Written task
Using the records below, copy exactly the part that opens with the line holding "Write the matplotlib code for this chart." and closes with the line holding "from matplotlib.ticker import MultipleLocator", minus the pictures.

Material provided
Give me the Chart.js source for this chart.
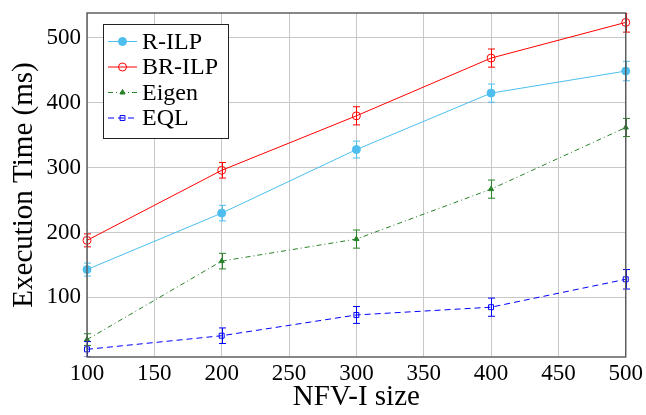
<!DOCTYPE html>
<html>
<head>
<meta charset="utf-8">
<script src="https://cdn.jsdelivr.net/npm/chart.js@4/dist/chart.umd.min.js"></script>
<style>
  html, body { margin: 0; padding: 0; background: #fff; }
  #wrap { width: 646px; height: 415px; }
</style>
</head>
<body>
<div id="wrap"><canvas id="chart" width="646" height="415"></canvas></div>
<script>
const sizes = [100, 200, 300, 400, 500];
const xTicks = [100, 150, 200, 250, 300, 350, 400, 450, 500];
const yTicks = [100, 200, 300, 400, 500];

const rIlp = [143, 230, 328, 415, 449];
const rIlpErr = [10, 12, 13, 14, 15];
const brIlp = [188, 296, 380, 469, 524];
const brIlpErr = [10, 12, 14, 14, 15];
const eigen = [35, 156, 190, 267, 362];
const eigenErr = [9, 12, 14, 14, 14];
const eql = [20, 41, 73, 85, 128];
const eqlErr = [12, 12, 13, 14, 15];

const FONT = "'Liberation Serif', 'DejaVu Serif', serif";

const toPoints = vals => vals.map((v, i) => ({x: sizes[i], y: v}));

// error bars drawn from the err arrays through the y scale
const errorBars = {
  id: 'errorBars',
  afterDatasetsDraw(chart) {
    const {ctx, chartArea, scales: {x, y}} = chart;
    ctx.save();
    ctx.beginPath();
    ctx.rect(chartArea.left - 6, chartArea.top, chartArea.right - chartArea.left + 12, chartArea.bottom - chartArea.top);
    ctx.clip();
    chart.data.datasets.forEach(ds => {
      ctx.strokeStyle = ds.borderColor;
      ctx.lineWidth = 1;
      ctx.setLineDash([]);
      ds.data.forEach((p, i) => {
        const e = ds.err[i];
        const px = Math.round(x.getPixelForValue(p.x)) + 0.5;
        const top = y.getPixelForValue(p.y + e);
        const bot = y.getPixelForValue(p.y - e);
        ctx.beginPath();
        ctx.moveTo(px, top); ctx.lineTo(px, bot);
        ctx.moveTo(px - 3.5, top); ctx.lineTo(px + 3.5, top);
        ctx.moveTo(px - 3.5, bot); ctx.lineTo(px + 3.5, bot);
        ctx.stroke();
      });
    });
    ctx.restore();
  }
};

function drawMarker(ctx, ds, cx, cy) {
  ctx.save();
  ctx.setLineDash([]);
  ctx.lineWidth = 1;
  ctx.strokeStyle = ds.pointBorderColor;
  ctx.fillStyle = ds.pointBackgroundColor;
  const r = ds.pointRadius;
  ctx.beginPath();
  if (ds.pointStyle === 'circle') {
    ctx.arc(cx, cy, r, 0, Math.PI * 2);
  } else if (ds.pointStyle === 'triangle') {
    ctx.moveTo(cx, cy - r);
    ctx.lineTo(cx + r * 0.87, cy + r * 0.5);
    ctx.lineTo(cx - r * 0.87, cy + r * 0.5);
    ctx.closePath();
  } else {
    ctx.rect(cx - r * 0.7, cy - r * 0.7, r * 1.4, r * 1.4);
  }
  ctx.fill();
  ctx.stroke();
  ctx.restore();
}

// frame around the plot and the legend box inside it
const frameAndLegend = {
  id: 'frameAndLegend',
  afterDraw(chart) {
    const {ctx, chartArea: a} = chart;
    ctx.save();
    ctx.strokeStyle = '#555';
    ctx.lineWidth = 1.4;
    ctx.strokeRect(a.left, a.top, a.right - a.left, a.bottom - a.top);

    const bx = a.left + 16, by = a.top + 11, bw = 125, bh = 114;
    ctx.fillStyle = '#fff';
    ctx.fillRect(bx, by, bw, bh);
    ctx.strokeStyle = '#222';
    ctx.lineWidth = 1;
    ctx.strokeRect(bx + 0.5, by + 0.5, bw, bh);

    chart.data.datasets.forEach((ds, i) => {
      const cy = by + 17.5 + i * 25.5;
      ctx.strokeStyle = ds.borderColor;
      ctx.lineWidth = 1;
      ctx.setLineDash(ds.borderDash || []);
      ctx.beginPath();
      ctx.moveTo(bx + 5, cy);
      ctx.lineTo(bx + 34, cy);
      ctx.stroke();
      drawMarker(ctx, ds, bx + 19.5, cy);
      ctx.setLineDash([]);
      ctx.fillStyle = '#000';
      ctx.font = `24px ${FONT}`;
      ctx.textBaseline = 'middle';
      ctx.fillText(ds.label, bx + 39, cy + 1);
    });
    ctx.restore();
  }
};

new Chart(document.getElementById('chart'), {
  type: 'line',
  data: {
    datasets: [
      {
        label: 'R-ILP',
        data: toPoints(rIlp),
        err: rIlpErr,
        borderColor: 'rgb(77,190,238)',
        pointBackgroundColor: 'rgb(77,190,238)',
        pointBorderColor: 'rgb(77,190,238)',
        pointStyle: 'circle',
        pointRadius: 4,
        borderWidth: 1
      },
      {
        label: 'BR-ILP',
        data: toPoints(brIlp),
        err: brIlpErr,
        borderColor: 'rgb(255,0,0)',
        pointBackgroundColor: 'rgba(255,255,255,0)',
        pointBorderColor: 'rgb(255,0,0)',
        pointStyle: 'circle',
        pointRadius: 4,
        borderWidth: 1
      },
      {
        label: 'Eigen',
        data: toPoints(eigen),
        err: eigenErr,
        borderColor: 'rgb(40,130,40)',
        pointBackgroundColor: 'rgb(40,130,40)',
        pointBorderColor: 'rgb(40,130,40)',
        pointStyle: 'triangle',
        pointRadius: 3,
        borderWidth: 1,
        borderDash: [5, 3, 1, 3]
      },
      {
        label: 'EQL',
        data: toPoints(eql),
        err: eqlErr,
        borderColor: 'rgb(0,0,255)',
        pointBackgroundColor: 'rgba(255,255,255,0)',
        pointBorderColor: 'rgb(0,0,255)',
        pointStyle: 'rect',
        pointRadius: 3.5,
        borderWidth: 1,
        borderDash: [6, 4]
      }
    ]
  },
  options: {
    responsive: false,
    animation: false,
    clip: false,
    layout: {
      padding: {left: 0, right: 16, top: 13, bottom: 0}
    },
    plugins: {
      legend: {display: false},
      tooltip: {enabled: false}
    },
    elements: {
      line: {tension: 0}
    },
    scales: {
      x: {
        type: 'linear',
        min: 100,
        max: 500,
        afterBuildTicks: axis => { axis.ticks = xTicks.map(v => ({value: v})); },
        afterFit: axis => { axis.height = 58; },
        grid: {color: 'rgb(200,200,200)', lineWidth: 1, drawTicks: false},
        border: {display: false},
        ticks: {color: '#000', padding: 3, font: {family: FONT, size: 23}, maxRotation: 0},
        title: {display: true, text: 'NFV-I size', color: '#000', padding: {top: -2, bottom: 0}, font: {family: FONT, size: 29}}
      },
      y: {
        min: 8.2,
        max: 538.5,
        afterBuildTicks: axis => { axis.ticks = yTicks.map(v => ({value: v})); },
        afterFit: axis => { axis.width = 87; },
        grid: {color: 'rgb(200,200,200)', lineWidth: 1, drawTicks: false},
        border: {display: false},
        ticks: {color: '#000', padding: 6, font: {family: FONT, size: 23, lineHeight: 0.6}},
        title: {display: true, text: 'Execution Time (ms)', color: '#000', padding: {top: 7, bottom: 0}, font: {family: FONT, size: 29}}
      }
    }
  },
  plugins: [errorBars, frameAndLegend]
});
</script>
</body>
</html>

==

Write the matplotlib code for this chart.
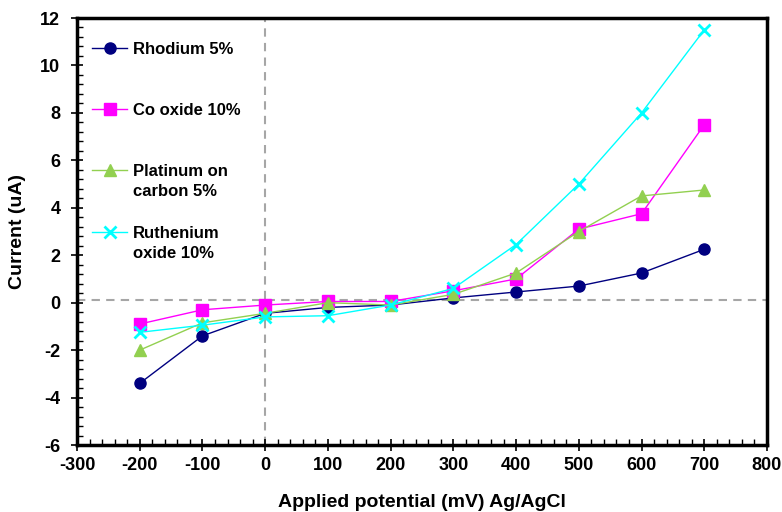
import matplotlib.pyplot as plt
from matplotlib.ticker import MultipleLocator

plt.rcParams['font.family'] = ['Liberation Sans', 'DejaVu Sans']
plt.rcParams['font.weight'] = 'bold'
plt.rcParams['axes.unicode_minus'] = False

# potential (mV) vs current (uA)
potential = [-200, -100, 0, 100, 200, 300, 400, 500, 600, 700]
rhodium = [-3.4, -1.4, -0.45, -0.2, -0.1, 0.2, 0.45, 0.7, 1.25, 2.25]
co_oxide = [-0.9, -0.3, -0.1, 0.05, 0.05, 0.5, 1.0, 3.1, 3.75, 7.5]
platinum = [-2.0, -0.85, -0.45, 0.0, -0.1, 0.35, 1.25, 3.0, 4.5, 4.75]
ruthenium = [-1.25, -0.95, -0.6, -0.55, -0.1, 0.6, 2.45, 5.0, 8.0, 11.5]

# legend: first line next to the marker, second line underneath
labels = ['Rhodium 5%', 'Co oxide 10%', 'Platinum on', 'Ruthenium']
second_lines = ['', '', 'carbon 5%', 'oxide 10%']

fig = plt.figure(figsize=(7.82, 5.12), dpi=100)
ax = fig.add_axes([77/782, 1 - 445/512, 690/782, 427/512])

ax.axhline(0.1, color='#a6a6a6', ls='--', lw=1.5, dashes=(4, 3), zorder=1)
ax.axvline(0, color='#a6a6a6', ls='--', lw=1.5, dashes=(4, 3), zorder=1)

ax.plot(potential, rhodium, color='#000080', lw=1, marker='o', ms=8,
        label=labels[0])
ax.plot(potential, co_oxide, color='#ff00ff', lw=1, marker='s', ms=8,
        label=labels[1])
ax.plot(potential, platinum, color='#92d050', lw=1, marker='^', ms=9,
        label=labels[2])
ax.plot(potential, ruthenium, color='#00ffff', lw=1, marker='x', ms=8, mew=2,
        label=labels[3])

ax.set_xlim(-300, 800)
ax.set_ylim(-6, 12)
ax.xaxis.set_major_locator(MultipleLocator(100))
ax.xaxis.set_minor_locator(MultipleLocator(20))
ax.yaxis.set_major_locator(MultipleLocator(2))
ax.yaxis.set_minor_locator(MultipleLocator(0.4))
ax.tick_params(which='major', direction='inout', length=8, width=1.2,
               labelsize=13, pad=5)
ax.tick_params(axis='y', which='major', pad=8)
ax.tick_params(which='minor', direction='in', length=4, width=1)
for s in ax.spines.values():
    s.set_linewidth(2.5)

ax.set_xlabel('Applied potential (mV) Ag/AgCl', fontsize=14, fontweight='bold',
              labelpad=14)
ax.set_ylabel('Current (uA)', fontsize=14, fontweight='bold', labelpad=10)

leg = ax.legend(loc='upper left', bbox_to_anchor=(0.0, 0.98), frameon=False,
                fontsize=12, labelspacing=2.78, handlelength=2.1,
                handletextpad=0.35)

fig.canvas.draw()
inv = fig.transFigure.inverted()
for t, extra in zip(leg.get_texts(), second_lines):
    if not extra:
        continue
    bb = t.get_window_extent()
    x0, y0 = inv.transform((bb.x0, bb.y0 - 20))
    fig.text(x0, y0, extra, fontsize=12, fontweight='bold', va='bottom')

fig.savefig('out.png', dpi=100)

Right answer
Write the matplotlib code for this chart.
import matplotlib.pyplot as plt
from matplotlib.ticker import MultipleLocator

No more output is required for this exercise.